If you have ever purchased and transported rocks to your landscape, then you may have promised yourself to find an easier method in the future. Faux rocks are so much easier to work with in the landscape. For thing, they are often lighter. And you can custom make them in the shape, size, colors and texture you desire. Cement and sand are the two must-have ingredients for making artificial landscape rocks. Add gravel to the mix helps keep costs down, and adding ingredients such as perlite and peatmoss helps create lighter rocks and different effects. You can also amaze visitors with family mementos embedded into your "ancient" garden stones and boulders.
Mix 1 part cement, 2 parts sand and 3 parts gravel to make a dry basic concrete mix. Add enough water to create a sloppy consistency, such as that of thick pancake batter, if you plan to pour the concrete into molds. Or stop adding water when the consistency resembles cream cheese if you plan to spread concrete over the inside walls of the molds to make hollow rocks. Continue mixing until the mixture is smooth and free of lumps.
Mix 1 part cement and 2 parts white or gray sand to create smooth, fine-textured faux rocks. Add enough water to achieve the required consistency.

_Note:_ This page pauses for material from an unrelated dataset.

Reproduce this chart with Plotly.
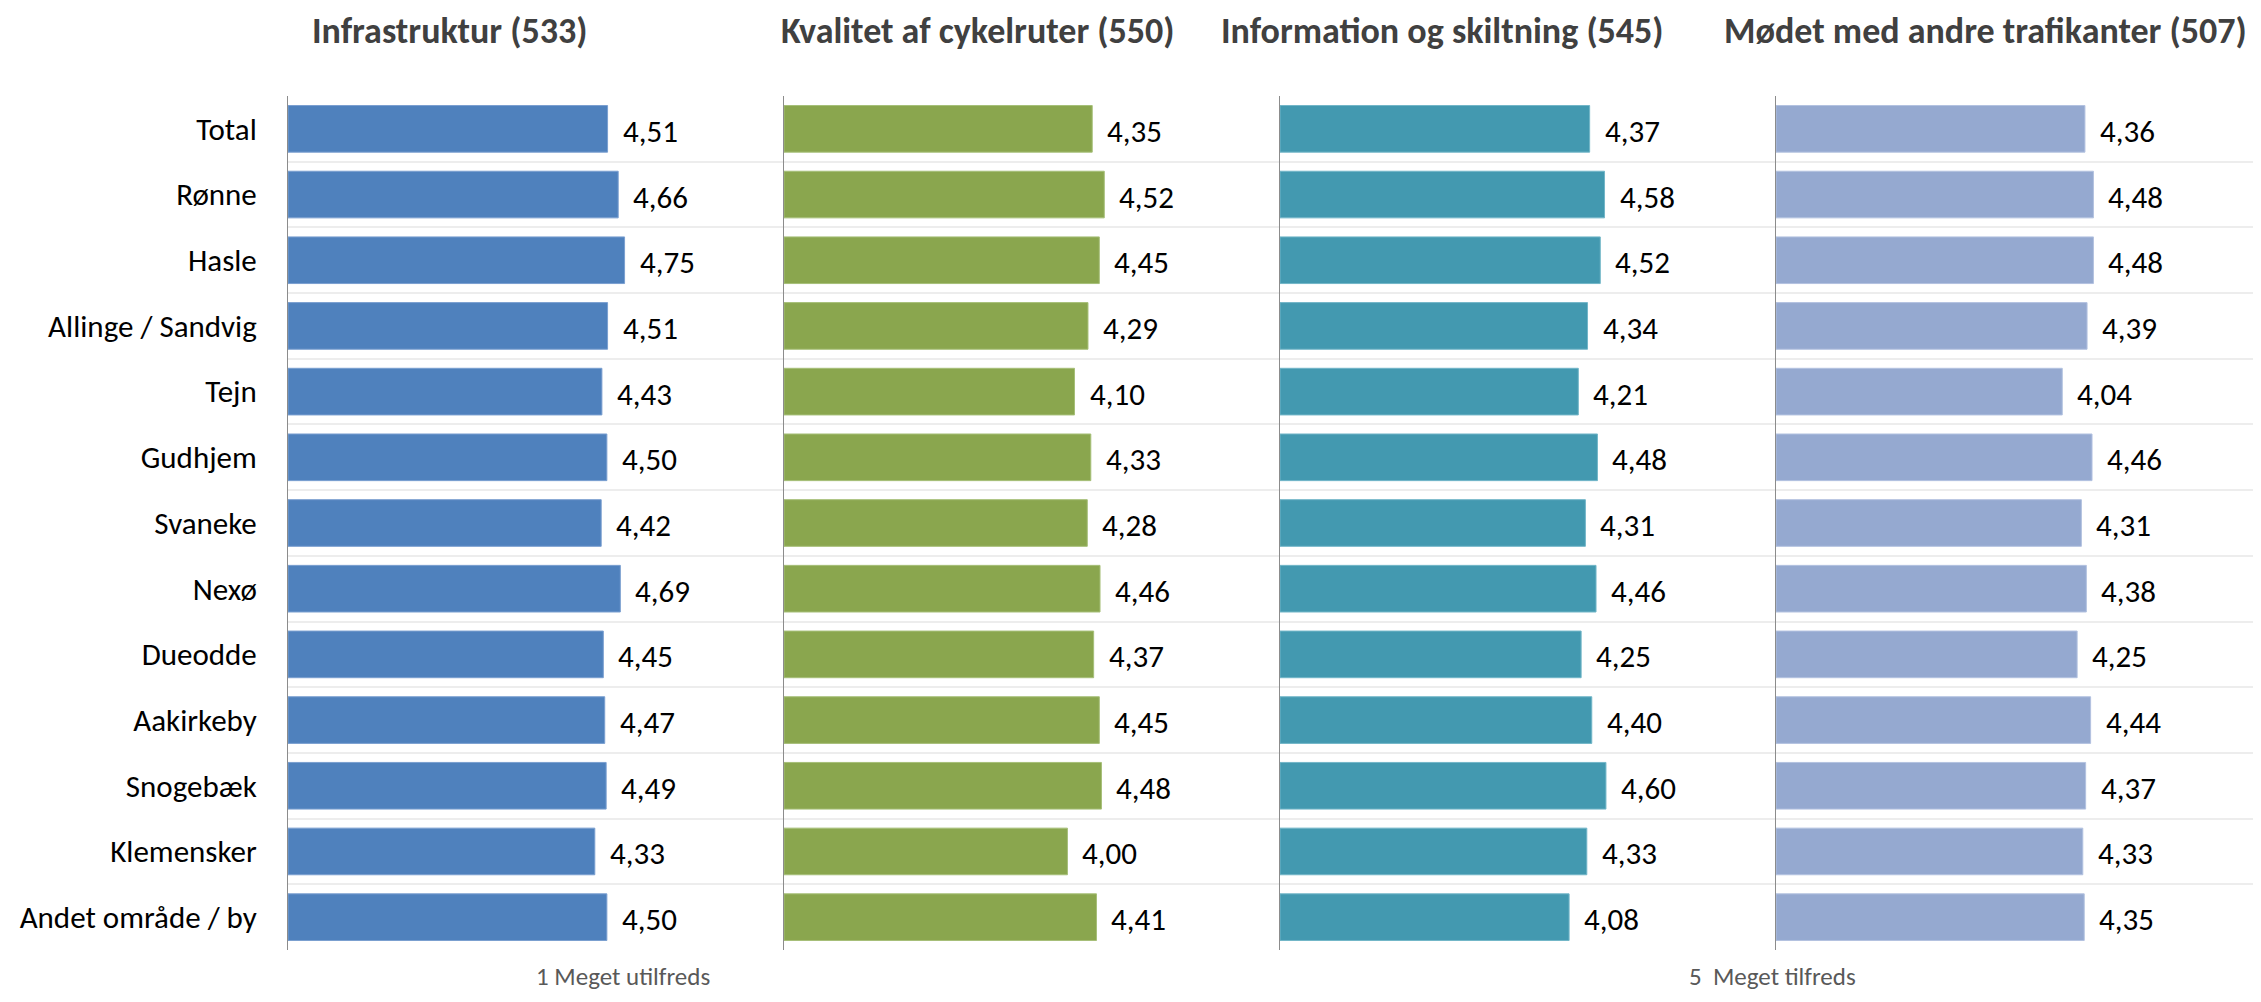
import plotly.graph_objects as go

# data
categories = ["Total", "Rønne", "Hasle", "Allinge / Sandvig", "Tejn", "Gudhjem",
              "Svaneke", "Nexø", "Dueodde", "Aakirkeby", "Snogebæk", "Klemensker",
              "Andet område / by"]
infrastruktur = [4.51, 4.66, 4.75, 4.51, 4.43, 4.50, 4.42, 4.69, 4.45, 4.47, 4.49, 4.33, 4.50]
kvalitet = [4.35, 4.52, 4.45, 4.29, 4.10, 4.33, 4.28, 4.46, 4.37, 4.45, 4.48, 4.00, 4.41]
information = [4.37, 4.58, 4.52, 4.34, 4.21, 4.48, 4.31, 4.46, 4.25, 4.40, 4.60, 4.33, 4.08]
modet = [4.36, 4.48, 4.48, 4.39, 4.04, 4.46, 4.31, 4.38, 4.25, 4.44, 4.37, 4.33, 4.35]
titles = ["Infrastruktur (533)", "Kvalitet af cykelruter (550)",
          "Information og skiltning (545)", "Mødet med andre trafikanter (507)"]
scale_labels = ["1 Meget utilfreds", "5  Meget tilfreds"]

# page body has an 8px margin, so the figure is drawn 8px in from the corner
OFF = 8
W, H = 2261 - 2 * OFF, 1002 - 2 * OFF
TOP, BOTTOM = 96 - OFF, H - (950 - OFF)
PLOT_H = H - TOP - BOTTOM
PX_PER_UNIT = 496 / 7.0
panel_left = [288, 784, 1280, 1776]
panel_right = [784, 1280, 1776, 2261]
title_center = [449, 978, 1442, 1985]
scale_center = [623, 1772]
colors = ["#4F81BD", "#8AA64E", "#4399B0", "#95A9D0"]
edge = ["#7A9FD0", "#A6BF78", "#72B6C8", "#B3C2E0"]

FONT = "Calibri, Carlito, Lato, sans-serif"
series = [infrastruktur, kvalitet, information, modet]


def px(x):
    return (x - OFF) / W


fig = go.Figure()
annotations = []
for i, vals in enumerate(series):
    n = i + 1
    xa = "x" if n == 1 else f"x{n}"
    ya = "y" if n == 1 else f"y{n}"
    fig.add_trace(go.Bar(
        x=vals, y=categories, orientation="h", xaxis=xa, yaxis=ya,
        marker=dict(color=colors[i], line=dict(color=edge[i], width=1)),
        showlegend=False, hoverinfo="x+y",
    ))
    for v, c in zip(vals, categories):
        annotations.append(dict(
            x=v, y=c, xref=xa, yref=ya, text=f"{v:.2f}".replace(".", ","),
            showarrow=False, xanchor="left", yanchor="middle", xshift=13, yshift=-2,
            font=dict(family=FONT, size=31, color="#000000"),
        ))
    annotations.append(dict(
        x=px(title_center[i]), y=1 + (96 - 31) / PLOT_H, xref="paper", yref="paper",
        text=f"<b>{titles[i]}</b>", showarrow=False, xanchor="center", yanchor="middle",
        font=dict(family=FONT, size=36, color="#404040"),
    ))
    right = min(panel_right[i], 2261 - OFF)
    dom = [px(panel_left[i]), min(px(right), 1.0)]
    rng = [0, (right - panel_left[i]) / PX_PER_UNIT]
    fig.update_layout(**{
        ("xaxis" if n == 1 else f"xaxis{n}"): dict(
            domain=dom, range=rng, showgrid=False, zeroline=False,
            showticklabels=False, anchor=ya, automargin=False),
        ("yaxis" if n == 1 else f"yaxis{n}"): dict(
            type="category", categoryorder="array", categoryarray=categories,
            autorange="reversed", anchor=xa, tickson="boundaries",
            showgrid=True, gridcolor="#EDEDED", gridwidth=1.5,
            showline=True, linecolor="#8C8C8C", linewidth=1,
            ticks="", showticklabels=(n == 1), ticklabelstandoff=24,
            tickfont=dict(family=FONT, size=31, color="#000000"),
            automargin=False),
    })

for lbl, cx in zip(scale_labels, scale_center):
    annotations.append(dict(
        x=px(cx), y=-(977 - 950) / PLOT_H, xref="paper", yref="paper",
        text=lbl.replace("  ", "&nbsp; "), showarrow=False, xanchor="center", yanchor="middle",
        font=dict(family=FONT, size=25, color="#595959"),
    ))

fig.update_layout(
    width=W, height=H,
    margin=dict(l=0, r=0, t=TOP, b=BOTTOM),
    bargap=0.29,
    plot_bgcolor="white", paper_bgcolor="white",
    annotations=annotations,
)

fig.write_html("out.html")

Mix 2 parts cement, 3 parts sand and 3 parts perlite for a pock-marked effect. Add water until the mixture is crumbly like cookie dough. Press the mixture into the mold. Trapped air bubbles don't matter because they add to the effect.
Mix 1 part sand, 1 part cement and 2 parts composted bark or peatmoss to make hypertufa, which resembles a naturally porous, light rock called tufa. Add enough water to create a spreadable consistency.
Mix 1 part sand, 1 part cement and 1 part peatmoss or composted bark, and then mix in water, to make hypertufa that resembles limestone.
Mix 5 parts sand, 2 parts cement and 3 parts peatmoss or composted bark for hypertufa that resembles sandstone. Add water and mix.